Marcel Fässler: «Es wurde wieder nichts mit dem Sieg»
Marcel Fässler
Hallo, liebe Leser von SPEEDWEEK,
wie Ihr wisst, gebe ich Euch regelmässig Einblicke in meine Erlebnisse in der FIA WEC. Der sechste Lauf des Jahres fand auf dem sogenannten ‚Circuit of the Americas‘ in der Nähe von Austin/Texas statt. Doch bevor wir dazu kommen, will ich Euch noch kurz von der Radtour mit meinem Teamkollegen Benoît Tréluyer in Kalifornien berichten. Ich hatte Euch in meiner letzten Kolumne ja bereits erzählt, dass wir von San Francisco über den atemberaubenden Highway 1 bis nach Los Angeles radeln wollten. Es war tatsächlich gigantisch - fast noch besser, als ich es erwartet hatte. Am meisten beeindruckte mich, wie sehr sich die Landschaft dort alle ca. zehn Meilen verändert. Von Sanddünen, über Klippen, Steigungen, Abfahrten und Serpentinen im Wald war alles dabei. Einfach ein wunderschönes Erlebnis, das unheimlich viel Spass gemacht hat.
Weniger Begeisterung hat dagegen das Ergebnis beim 6-Stunden-Rennen in Austin ausgelöst. Denn obwohl wird dort sehr gut unterwegs waren und auch weite Teile des Rennens angeführt hatten, wurde es wieder nichts mit einem Sieg. Benoît, der die beiden letzten Läufe am Nürburgring und in Mexiko verletzungsbedingt bekanntlich auslassen musste, konnte dieses Mal wieder mitfahren. Leider wurde er beim Überrunden von einem GT-Wagen getroffen, woraufhin wir einen langen Reparaturstopp in der Box einlegen mussten und am Ende nur auf Platz sechs ins Ziel kamen. Da war die Enttäuschung natürlich gross. Denn unser R18 lief sonst problemlos. Was uns im Audi-Lager auch in Austin wieder negativ beeinflusst hat, waren die Full-Course-Yellow-Phasen. Reglementsbedingt müssen wir früher nachtanken als unsere beiden Hauptgegner in der LMP1-Klasse. Wenn dann zwischen unserem Tankstopp und dem der Konkurrenten ‚Gelb‘ ausgerufen wird, gewinnen die Anderen daraus immer etwas Zeit.

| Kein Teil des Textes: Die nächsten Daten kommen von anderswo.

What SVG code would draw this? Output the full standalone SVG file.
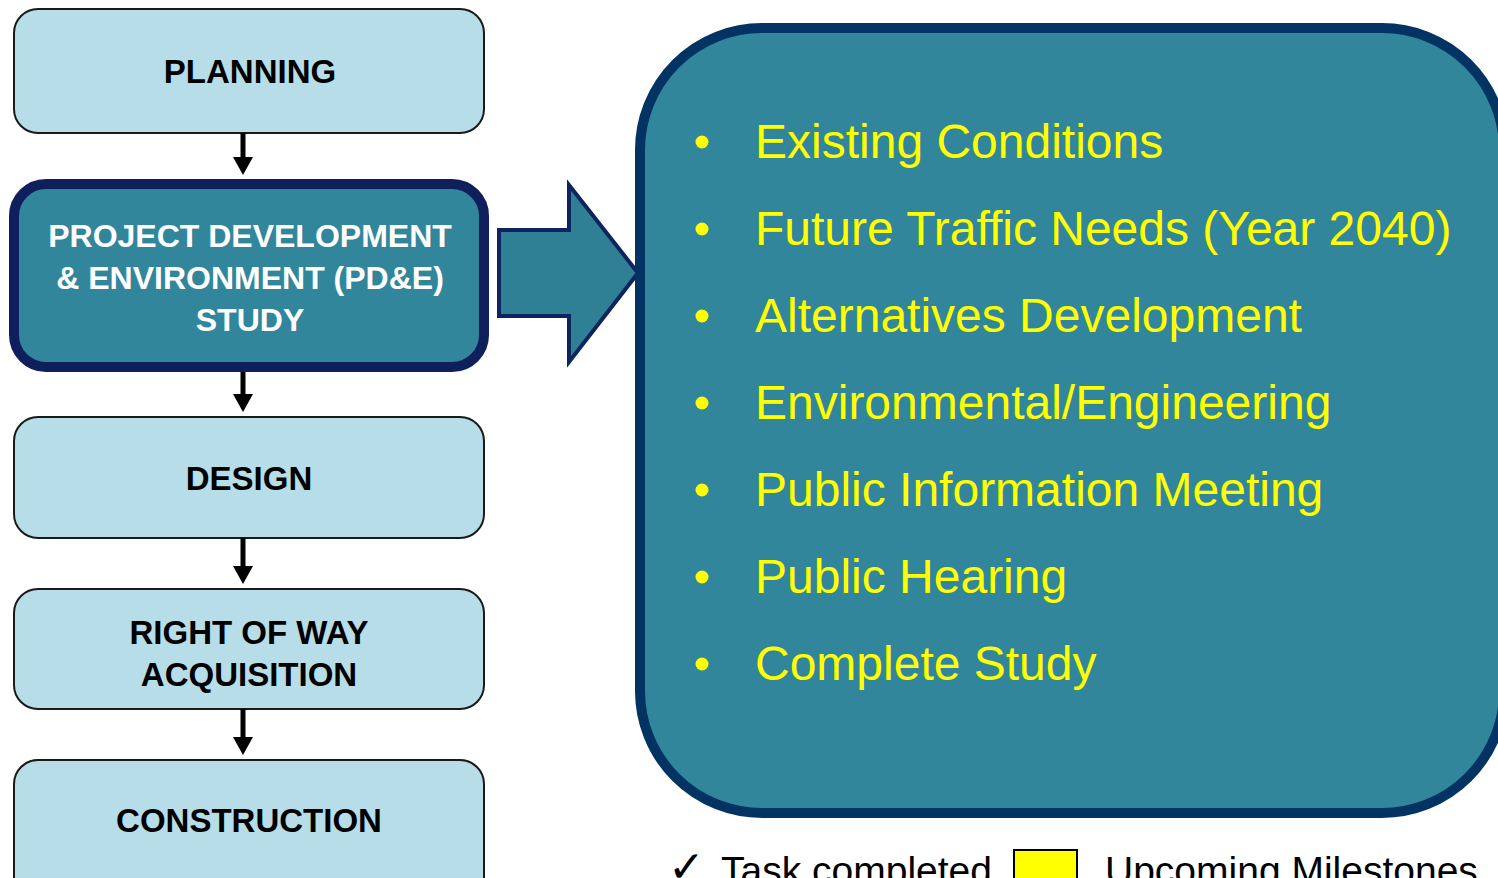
<svg xmlns="http://www.w3.org/2000/svg" width="1498" height="878" viewBox="0 0 1498 878">
<defs>
<style>
.lb{fill:#b7dde8;stroke:#1a1a1a;stroke-width:2}
.lt{font-family:"Liberation Sans",Arial,sans-serif;font-weight:bold;font-size:33px;fill:#000;text-anchor:middle}
.wt{font-family:"Liberation Sans",Arial,sans-serif;font-weight:bold;font-size:32px;fill:#fff;text-anchor:middle}
.bt{font-family:"Liberation Sans",Arial,sans-serif;font-size:48px;fill:#ffff00}
.lg{font-family:"Liberation Sans",Arial,sans-serif;font-size:39px;fill:#000}
.conn{stroke:#000;stroke-width:5;fill:none;marker-end:url(#ah)}
</style>
<marker id="ah" markerUnits="userSpaceOnUse" markerWidth="18" markerHeight="20" refX="0" refY="10" orient="auto">
<path d="M0,0 L18,10 L0,20 Z" fill="#000"/>
</marker>
</defs>
<rect width="1498" height="878" fill="#fff"/>
<g id="planning">
<rect class="lb" x="14" y="9" width="470" height="124" rx="24"/>
<text class="lt" x="250" y="83" font-size="34">PLANNING</text>
</g>
<g id="pde">
<rect x="14" y="184" width="470" height="183" rx="32" fill="#32869c" stroke="#0e1f5c" stroke-width="10"/>
<text class="wt" x="250" y="247">PROJECT DEVELOPMENT</text>
<text class="wt" x="250" y="289">&amp; ENVIRONMENT (PD&amp;E)</text>
<text class="wt" x="250" y="331">STUDY</text>
</g>
<g id="design">
<rect class="lb" x="14" y="417" width="470" height="121" rx="24"/>
<text class="lt" x="249" y="490">DESIGN</text>
</g>
<g id="row">
<rect class="lb" x="14" y="589" width="470" height="120" rx="24"/>
<text class="lt" x="249" y="644">RIGHT OF WAY</text>
<text class="lt" x="249" y="686">ACQUISITION</text>
</g>
<g id="construction">
<rect class="lb" x="14" y="760" width="470" height="150" rx="24"/>
<text class="lt" x="249" y="832">CONSTRUCTION</text>
</g>
<g id="connectors">
<line class="conn" x1="243" y1="133" x2="243" y2="157"/>
<line class="conn" x1="243" y1="372" x2="243" y2="394"/>
<line class="conn" x1="243" y1="538" x2="243" y2="566"/>
<line class="conn" x1="243" y1="709" x2="243" y2="737"/>
<path id="block-arrow" d="M499,230 L569,230 L569,185 L638,273 L569,362 L569,316 L499,316 Z" fill="#2f8095" stroke="#0e245e" stroke-width="4" stroke-linejoin="miter"/>
</g>
<g id="tasks">
<rect x="640" y="28" width="864" height="785" rx="122" fill="#32869c" stroke="#023363" stroke-width="10"/>
<g fill="#ffff00">
<circle cx="702" cy="142" r="6.5"/>
<circle cx="702" cy="229" r="6.5"/>
<circle cx="702" cy="316" r="6.5"/>
<circle cx="702" cy="403" r="6.5"/>
<circle cx="702" cy="490" r="6.5"/>
<circle cx="702" cy="577" r="6.5"/>
<circle cx="702" cy="664" r="6.5"/>
</g>
<text class="bt" x="755" y="158">Existing Conditions</text>
<text class="bt" x="755" y="245">Future Traffic Needs (Year 2040)</text>
<text class="bt" x="755" y="332">Alternatives Development</text>
<text class="bt" x="755" y="419">Environmental/Engineering</text>
<text class="bt" x="755" y="506">Public Information Meeting</text>
<text class="bt" x="755" y="593">Public Hearing</text>
<text class="bt" x="755" y="680">Complete Study</text>
</g>
<g id="legend">
<text x="668" y="882" font-family="DejaVu Sans,sans-serif" font-size="44" fill="#000">✓</text>
<text class="lg" x="721" y="884">Task completed</text>
<rect x="1014" y="850" width="63" height="40" fill="#ffff00" stroke="#000" stroke-width="2"/>
<text class="lg" x="1105" y="884">Upcoming Milestones</text>
</g>
</svg>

Das Rennen in Austin war eines der anstrengendsten überhaupt. Denn bei Aussentemperaturen von über 35 Grad Celsius wurde es auch im Cockpit extrem heiss. In meinem ersten Stint zu Rennbeginn habe ich fast schon die Runden gezählt, bis ich wieder aus dem Auto steigen würde. Auch während meines zweiten Einsatzes war es noch sehr warm. Aber da der in den Abendstunden stattfand, war es etwas angenehmer, und ich konnte sogar einen Doppelstint fahren.
Der nächste FIA-WEC-Saisonlauf findet dann am 16. Oktober in Fuji statt. Gerade für meine beiden Teamkollegen Benoît Tréluyer und André Lotterer sind Rennen in Japan sehr speziell. André wohnt in Tokio und fährt dort noch immer Formel-Rennen. Auch Benoît war viele Jahre in Japan aktiv. Beide sind bei den einheimischen Fans sehr beliebt, was beispielsweise während der Autogrammstunden auffällt. Es wäre schön, wenn es in Fuji klappen würde mit unserem ersten Saisonsieg. Unser Audi R18 hat grosses Potential und nun hoffen wir, dass auch das Rennglück mal auf unserer Seite ist.
Vor dem Rennen in Fuji werde ich in einer Corvette noch das ‚Petit Le Mans‘-Rennen bestreiten. Dieses 1998 erstmals ausgetragene 10-Stunden-Rennen zählt in den USA neben den 24 Stunden von Daytona und den 12 Stunden von Sebring zu den ganz grossen Langstrecken-Events. Da ich bei den beiden Klassikern in Florida in diesem Jahr bereits den Klassensieg erringen konnte, freut es mich umso mehr, auch jetzt wieder dabei zu sein. Die Rennstrecke ‚Road Atlanta‘ in Braselton bei Atlanta finde ich einfach nur genial. Genauso wie den Fan-Zuspruch dort. Viele der Zuschauer reisen schon sehr früh in der Rennwoche an und zelebrieren ein tolles Motorsport-Fest – ähnlich wie in Sebring. Mir persönlich macht es grossen Spass, vor so einer Super-Kulisse zu fahren.